Si celebra oggi la Giornata per le vittime delle armi chimiche. Commento di Emanuele
Schibotto
Si celebra oggi la Giornata della Memoria in onore di tutte le vittime delle guerre
chimiche. Un’occasione – scrive in un messaggio il segretario generale dell’Onu Ban
Ki Moon - per ricordare coloro che sono stati colpiti da queste armi disumane e rinnovare
la nostra determinazione ad eliminarle dal nostro mondo. Il servizio è di Salvatore
Sabatino:
Sono trascorsi
15 anni dall’entrata in vigore della Convenzione sulle Armi Chimiche; un documento
importante, che coinvolge 188 Stati membri, pari al 98% della popolazione mondiale.
Solo 8, invece, i Paesi che hanno scelto di rimanere fuori; a loro si rivolge il segretario
generale dell’Onu, Ban Ki Moon, che in un messaggio per l’odierna Giornata della Memoria
in onore di tutte le vittime delle guerre chimiche, li invita a diventarne membri.
“Quando ricordiamo al mondo l’agonia inflitta dagli ordigni chimici – scrive il numero
uno del Palazzo di Vetro - offriamo l’argomento più convincente per mettere al bando
permanente queste armi e per istituire e tenere sotto controllo, un divieto completo
e giuridicamente vincolante”. Un appello vibrante, che non manca di sottolineare la
necessità di liberare il nostro pianeta da questi strumenti di sofferenza e morte,
anche per debellare la minaccia terroristica.
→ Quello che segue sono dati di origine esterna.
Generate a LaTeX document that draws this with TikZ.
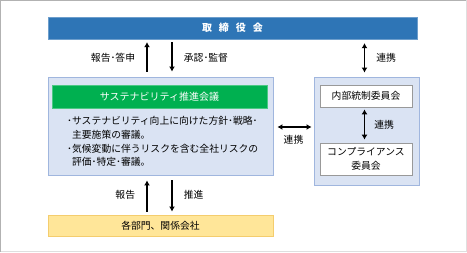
\documentclass[tikz,border=0pt]{standalone}
\usepackage{fontspec}
\setmainfont{Noto Sans CJK JP}
\usepackage{tikz}
\usetikzlibrary{arrows.meta,calc,positioning}
\definecolor{boardblue}{RGB}{46,117,182}
\definecolor{paleblue}{RGB}{218,227,243}
\definecolor{paleedge}{RGB}{160,182,222}
\definecolor{councilgreen}{RGB}{0,176,80}
\definecolor{paleyellow}{RGB}{255,230,153}
\definecolor{yellowedge}{RGB}{244,205,110}
\begin{document}
\begin{tikzpicture}[x=1pt,y=-1pt,>=Latex,font=\fontsize{9.8}{13.7}\selectfont,
 panel/.style={draw=paleedge,fill=paleblue,line width=0.9pt},
 whitebox/.style={draw=gray!80,fill=white,line width=0.8pt,align=center},
 arr/.style={->,line width=1.2pt,>={Latex[length=5pt,width=6pt]}},
 twoway/.style={<->,line width=1.2pt,>={Latex[length=5pt,width=6pt]}}]
 \useasboundingbox (0,0) rectangle (467,253);
 \draw[gray!25,line width=1pt] (466,0.5) -- (466,252) -- (0.5,252);
 \draw[gray!60,line width=1pt] (0.5,252) -- (0.5,0.5) -- (466,0.5);
 \node[fill=boardblue,draw=boardblue!70!white,minimum width=369pt,minimum height=22pt,text=white,font=\fontsize{10}{11}\selectfont\bfseries] (board) at (232.5,28) {取\hspace{0.7em}締\hspace{0.7em}役\hspace{0.7em}会};
 \node[panel,minimum width=225pt,minimum height=98pt] (council) at (160.5,126) {};
 \node[fill=councilgreen,draw=councilgreen!70!white,minimum width=215pt,minimum height=23pt,text=white,font=\fontsize{10}{11}\selectfont] (title) at (159.5,96.5) {サステナビリティ推進会議};
 \node[anchor=west,align=left,inner sep=0pt] (tasks) at (67,141.5) {･サステナビリティ向上に向けた方針･戦略･\\\hspace{0.5em}主要施策の審議。\\･気候変動に伴うリスクを含む全社リスクの\\\hspace{0.5em}評価･特定･審議。};
 \node[fill=paleyellow,draw=yellowedge,line width=0.9pt,minimum width=225pt,minimum height=21pt] (units) at (160.5,225.5) {各部門、関係会社};
 \node[panel,minimum width=105pt,minimum height=108pt] (group) at (366.5,131) {};
 \node[whitebox,minimum width=92pt,minimum height=22pt] (control) at (366,96) {内部統制委員会};
 \node[whitebox,minimum width=92pt,minimum height=32pt,inner sep=1pt] (compliance) at (366,159) {コンプライアンス\\委員会};
 % 上下の報告・指示
 \coordinate (upx) at (147,0);
 \coordinate (downx) at (172,0);
 \draw[arr,shorten <=5pt,shorten >=3pt] (council.north -| upx) -- (board.south -| upx) node[midway,left=8pt] {報告･答申};
 \draw[arr,shorten <=3pt,shorten >=5pt] (board.south -| downx) -- (council.north -| downx) node[midway,right=8pt] {承認･監督};
 \draw[arr,shorten <=3pt,shorten >=5pt] (units.north -| upx) -- (council.south -| upx) node[midway,left=8pt] {報告};
 \draw[arr,shorten <=5pt,shorten >=3pt] (council.south -| downx) -- (units.north -| downx) node[midway,right=8pt] {推進};
 % 連携
 \coordinate (linkx) at (364.5,0);
 \draw[twoway,shorten <=4pt,shorten >=4pt] (board.south -| linkx) -- (group.north -| linkx) node[midway,right=8pt] {連携};
 \draw[twoway,shorten <=2pt,shorten >=3pt] (control.south -| linkx) -- (compliance.north -| linkx) node[midway,right=6pt] {連携};
 \coordinate (linky) at (0,127);
 \draw[twoway,shorten <=4pt,shorten >=2pt] (council.east |- linky) -- (group.west |- linky) node[midway,below=4pt] {連携};
\end{tikzpicture}
\end{document}
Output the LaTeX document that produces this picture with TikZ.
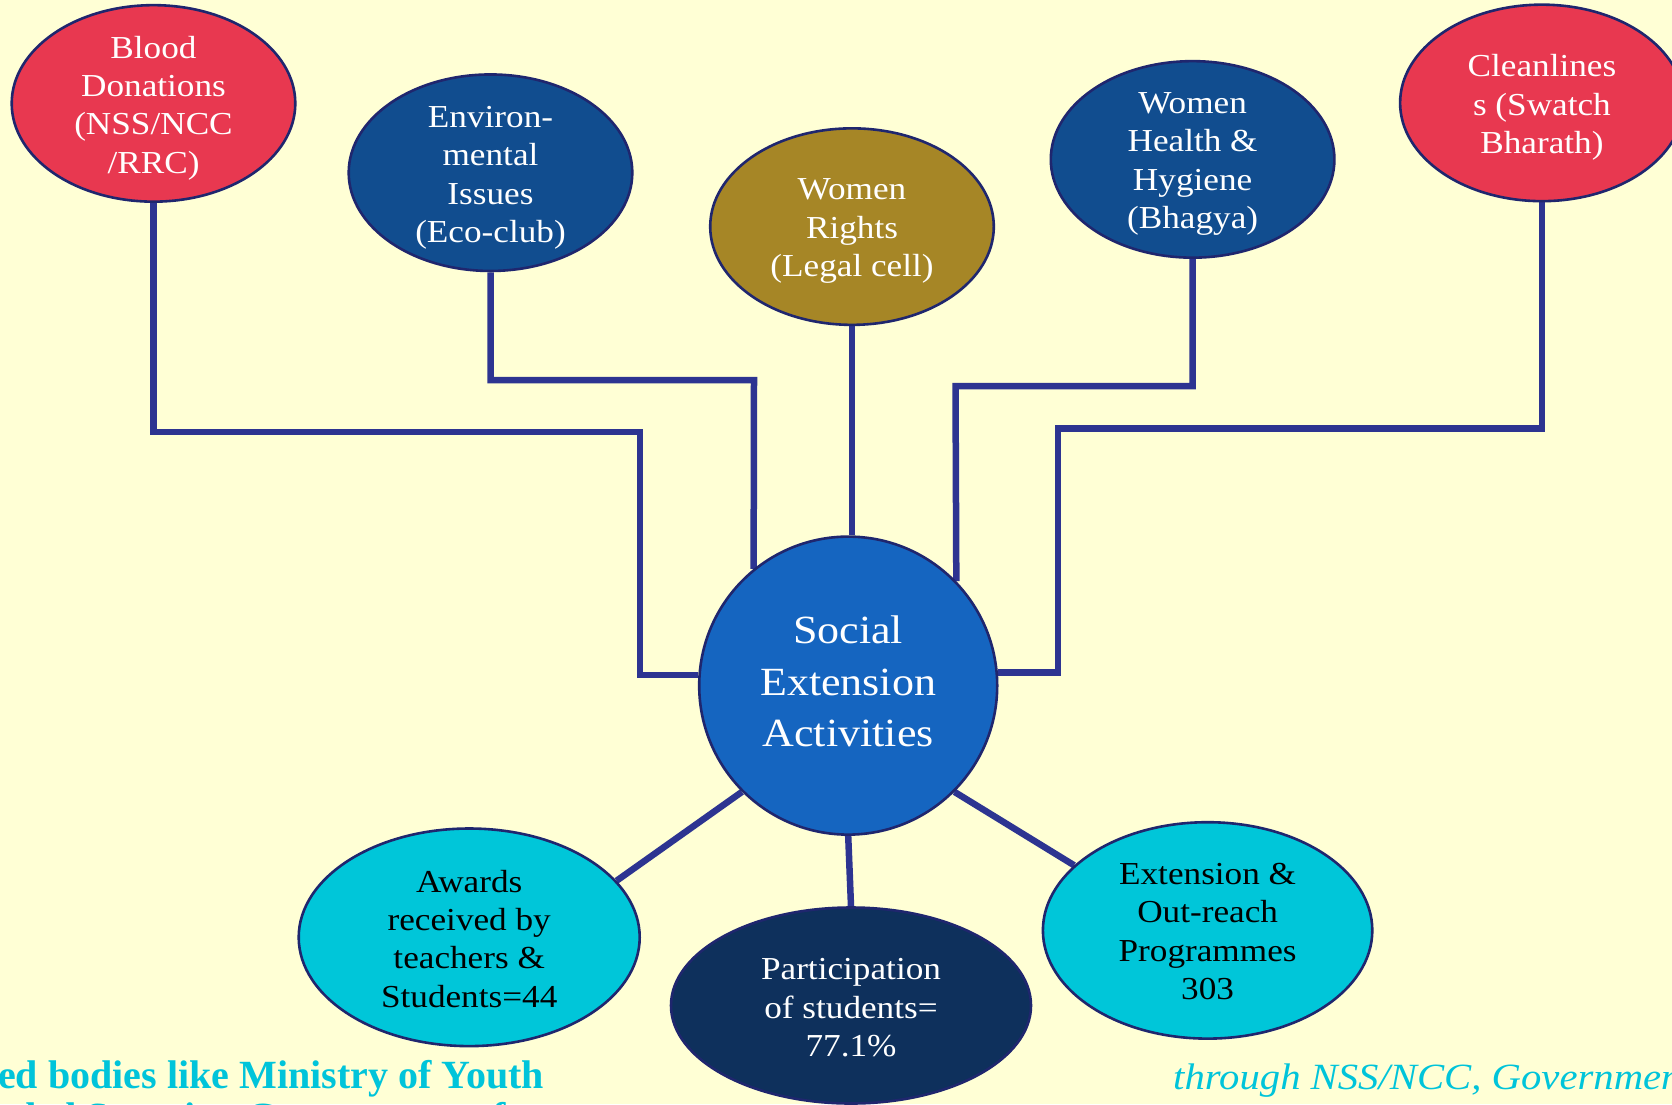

La proroga del termine ultimo per gli
Stati Membri, entro cui completare la distruzione degli ordigni chimici, è fissata
per oggi. Quasi tre quarti di tutte le riserve dichiarate sono state eliminate, eppure
sono molte le armi chimiche in circolazione, sfuggendo spesso al controllo delle istituzioni
internazionali: Emanuele Schibotto, esperto di terrorismo:
R. – Il
problema delle armi chimiche è un problema che viene affrontato spesso sottotraccia,
ma che riguarda molti Paesi e soprattutto i Paesi che vengono considerati in Occidente
“Paesi a rischio”, con regimi autoritari o semiautoritari. Balza soprattutto all’attenzione
la Siria; Paesi come la Corea del Nord; Paesi come la Libia, durante il regime di
Gheddafi: sono Paesi che creano dei collegamenti, dei network paralleli che non riescono
ad essere monitorati dalla Comunità internazionale. C’è quindi uno scambio di informazioni,
di tecnologie nucleari, di armi chimiche e di tecnologie di laboratorio che sfuggono
ai controlli e alle sanzioni imposte magari dalle Nazioni Unite o dai singoli Paesi
- come gli Stati Uniti - in maniera unilaterale.